'''
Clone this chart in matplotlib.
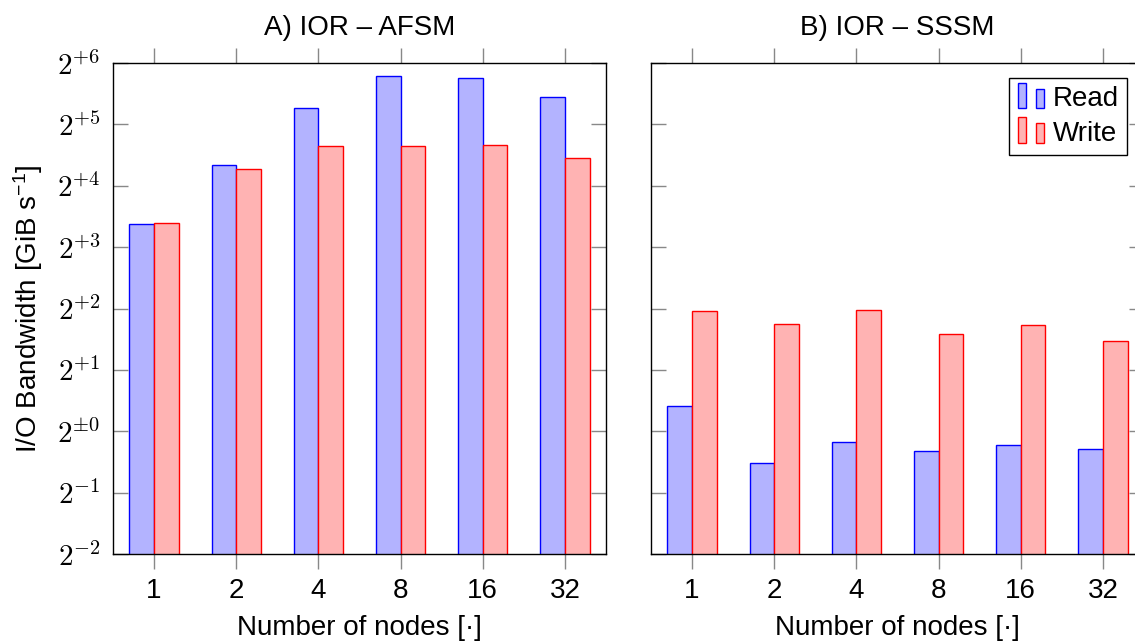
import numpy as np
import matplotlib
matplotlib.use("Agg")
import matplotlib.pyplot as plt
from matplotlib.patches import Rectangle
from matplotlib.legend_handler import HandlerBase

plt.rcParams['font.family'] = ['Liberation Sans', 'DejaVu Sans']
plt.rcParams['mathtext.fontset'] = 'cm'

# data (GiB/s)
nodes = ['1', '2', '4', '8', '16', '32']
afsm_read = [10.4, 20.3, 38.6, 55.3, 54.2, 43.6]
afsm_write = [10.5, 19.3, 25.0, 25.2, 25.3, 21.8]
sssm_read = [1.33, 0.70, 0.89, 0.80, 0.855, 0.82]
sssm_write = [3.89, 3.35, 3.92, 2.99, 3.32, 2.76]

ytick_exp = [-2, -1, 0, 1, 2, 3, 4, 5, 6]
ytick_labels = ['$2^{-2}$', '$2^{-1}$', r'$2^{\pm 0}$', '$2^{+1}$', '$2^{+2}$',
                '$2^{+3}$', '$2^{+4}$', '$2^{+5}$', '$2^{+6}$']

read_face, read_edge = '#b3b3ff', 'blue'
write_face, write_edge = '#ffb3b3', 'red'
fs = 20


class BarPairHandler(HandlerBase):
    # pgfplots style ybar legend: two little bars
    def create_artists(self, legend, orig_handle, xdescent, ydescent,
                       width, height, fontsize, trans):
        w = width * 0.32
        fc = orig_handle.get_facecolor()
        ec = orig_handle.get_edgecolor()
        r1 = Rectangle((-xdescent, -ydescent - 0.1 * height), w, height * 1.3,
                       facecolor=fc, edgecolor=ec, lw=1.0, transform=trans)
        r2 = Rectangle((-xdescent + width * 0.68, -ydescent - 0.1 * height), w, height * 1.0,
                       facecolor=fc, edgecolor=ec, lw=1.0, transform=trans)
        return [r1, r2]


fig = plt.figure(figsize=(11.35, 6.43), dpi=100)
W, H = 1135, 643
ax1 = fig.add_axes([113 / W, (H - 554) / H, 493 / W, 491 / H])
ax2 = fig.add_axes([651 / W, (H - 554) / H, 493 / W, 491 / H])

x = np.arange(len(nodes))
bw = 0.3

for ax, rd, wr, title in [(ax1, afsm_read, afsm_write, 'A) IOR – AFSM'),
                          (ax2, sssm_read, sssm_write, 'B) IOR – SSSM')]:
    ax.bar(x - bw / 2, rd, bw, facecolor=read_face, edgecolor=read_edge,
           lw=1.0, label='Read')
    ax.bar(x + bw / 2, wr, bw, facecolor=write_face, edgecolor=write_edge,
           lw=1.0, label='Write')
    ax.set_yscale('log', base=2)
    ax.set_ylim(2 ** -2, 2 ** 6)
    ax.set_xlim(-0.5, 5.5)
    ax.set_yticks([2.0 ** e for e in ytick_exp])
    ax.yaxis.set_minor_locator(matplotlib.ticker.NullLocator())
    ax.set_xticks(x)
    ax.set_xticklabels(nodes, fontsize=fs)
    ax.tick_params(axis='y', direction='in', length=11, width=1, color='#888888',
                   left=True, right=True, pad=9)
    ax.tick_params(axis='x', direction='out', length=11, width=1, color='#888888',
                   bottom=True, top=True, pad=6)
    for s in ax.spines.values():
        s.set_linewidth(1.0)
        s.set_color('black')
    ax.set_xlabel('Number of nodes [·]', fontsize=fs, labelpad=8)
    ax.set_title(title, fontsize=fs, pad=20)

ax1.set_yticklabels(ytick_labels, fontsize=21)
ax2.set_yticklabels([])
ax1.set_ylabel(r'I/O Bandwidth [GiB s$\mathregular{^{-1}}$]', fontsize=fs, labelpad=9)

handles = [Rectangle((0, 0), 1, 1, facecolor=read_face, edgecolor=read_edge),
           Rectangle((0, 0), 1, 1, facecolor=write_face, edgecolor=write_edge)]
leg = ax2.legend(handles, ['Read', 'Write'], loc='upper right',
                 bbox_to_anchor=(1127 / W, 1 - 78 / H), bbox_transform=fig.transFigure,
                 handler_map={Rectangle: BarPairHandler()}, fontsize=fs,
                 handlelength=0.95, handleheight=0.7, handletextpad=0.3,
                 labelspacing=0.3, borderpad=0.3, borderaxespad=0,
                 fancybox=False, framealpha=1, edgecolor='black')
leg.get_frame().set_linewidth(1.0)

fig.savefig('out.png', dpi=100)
'''
- **REQUIRED TASK**:
Transcribe the material exactly, leaving every picture out.

- **TASK ANSWER**:
Clone this chart in matplotlib.
import numpy as np
import matplotlib
matplotlib.use("Agg")
import matplotlib.pyplot as plt
from matplotlib.patches import Rectangle
from matplotlib.legend_handler import HandlerBase

plt.rcParams['font.family'] = ['Liberation Sans', 'DejaVu Sans']
plt.rcParams['mathtext.fontset'] = 'cm'

# data (GiB/s)
nodes = ['1', '2', '4', '8', '16', '32']
afsm_read = [10.4, 20.3, 38.6, 55.3, 54.2, 43.6]
afsm_write = [10.5, 19.3, 25.0, 25.2, 25.3, 21.8]
sssm_read = [1.33, 0.70, 0.89, 0.80, 0.855, 0.82]
sssm_write = [3.89, 3.35, 3.92, 2.99, 3.32, 2.76]

ytick_exp = [-2, -1, 0, 1, 2, 3, 4, 5, 6]
ytick_labels = ['$2^{-2}$', '$2^{-1}$', r'$2^{\pm 0}$', '$2^{+1}$', '$2^{+2}$',
                '$2^{+3}$', '$2^{+4}$', '$2^{+5}$', '$2^{+6}$']

read_face, read_edge = '#b3b3ff', 'blue'
write_face, write_edge = '#ffb3b3', 'red'
fs = 20


class BarPairHandler(HandlerBase):
    # pgfplots style ybar legend: two little bars
    def create_artists(self, legend, orig_handle, xdescent, ydescent,
                       width, height, fontsize, trans):
        w = width * 0.32
        fc = orig_handle.get_facecolor()
        ec = orig_handle.get_edgecolor()
        r1 = Rectangle((-xdescent, -ydescent - 0.1 * height), w, height * 1.3,
                       facecolor=fc, edgecolor=ec, lw=1.0, transform=trans)
        r2 = Rectangle((-xdescent + width * 0.68, -ydescent - 0.1 * height), w, height * 1.0,
                       facecolor=fc, edgecolor=ec, lw=1.0, transform=trans)
        return [r1, r2]


fig = plt.figure(figsize=(11.35, 6.43), dpi=100)
W, H = 1135, 643
ax1 = fig.add_axes([113 / W, (H - 554) / H, 493 / W, 491 / H])
ax2 = fig.add_axes([651 / W, (H - 554) / H, 493 / W, 491 / H])

x = np.arange(len(nodes))
bw = 0.3

for ax, rd, wr, title in [(ax1, afsm_read, afsm_write, 'A) IOR – AFSM'),
                          (ax2, sssm_read, sssm_write, 'B) IOR – SSSM')]:
    ax.bar(x - bw / 2, rd, bw, facecolor=read_face, edgecolor=read_edge,
           lw=1.0, label='Read')
    ax.bar(x + bw / 2, wr, bw, facecolor=write_face, edgecolor=write_edge,
           lw=1.0, label='Write')
    ax.set_yscale('log', base=2)
    ax.set_ylim(2 ** -2, 2 ** 6)
    ax.set_xlim(-0.5, 5.5)
    ax.set_yticks([2.0 ** e for e in ytick_exp])
    ax.yaxis.set_minor_locator(matplotlib.ticker.NullLocator())
    ax.set_xticks(x)
    ax.set_xticklabels(nodes, fontsize=fs)
    ax.tick_params(axis='y', direction='in', length=11, width=1, color='#888888',
                   left=True, right=True, pad=9)
    ax.tick_params(axis='x', direction='out', length=11, width=1, color='#888888',
                   bottom=True, top=True, pad=6)
    for s in ax.spines.values():
        s.set_linewidth(1.0)
        s.set_color('black')
    ax.set_xlabel('Number of nodes [·]', fontsize=fs, labelpad=8)
    ax.set_title(title, fontsize=fs, pad=20)

ax1.set_yticklabels(ytick_labels, fontsize=21)
ax2.set_yticklabels([])
ax1.set_ylabel(r'I/O Bandwidth [GiB s$\mathregular{^{-1}}$]', fontsize=fs, labelpad=9)

handles = [Rectangle((0, 0), 1, 1, facecolor=read_face, edgecolor=read_edge),
           Rectangle((0, 0), 1, 1, facecolor=write_face, edgecolor=write_edge)]
leg = ax2.legend(handles, ['Read', 'Write'], loc='upper right',
                 bbox_to_anchor=(1127 / W, 1 - 78 / H), bbox_transform=fig.transFigure,
                 handler_map={Rectangle: BarPairHandler()}, fontsize=fs,
                 handlelength=0.95, handleheight=0.7, handletextpad=0.3,
                 labelspacing=0.3, borderpad=0.3, borderaxespad=0,
                 fancybox=False, framealpha=1, edgecolor='black')
leg.get_frame().set_linewidth(1.0)

fig.savefig('out.png', dpi=100)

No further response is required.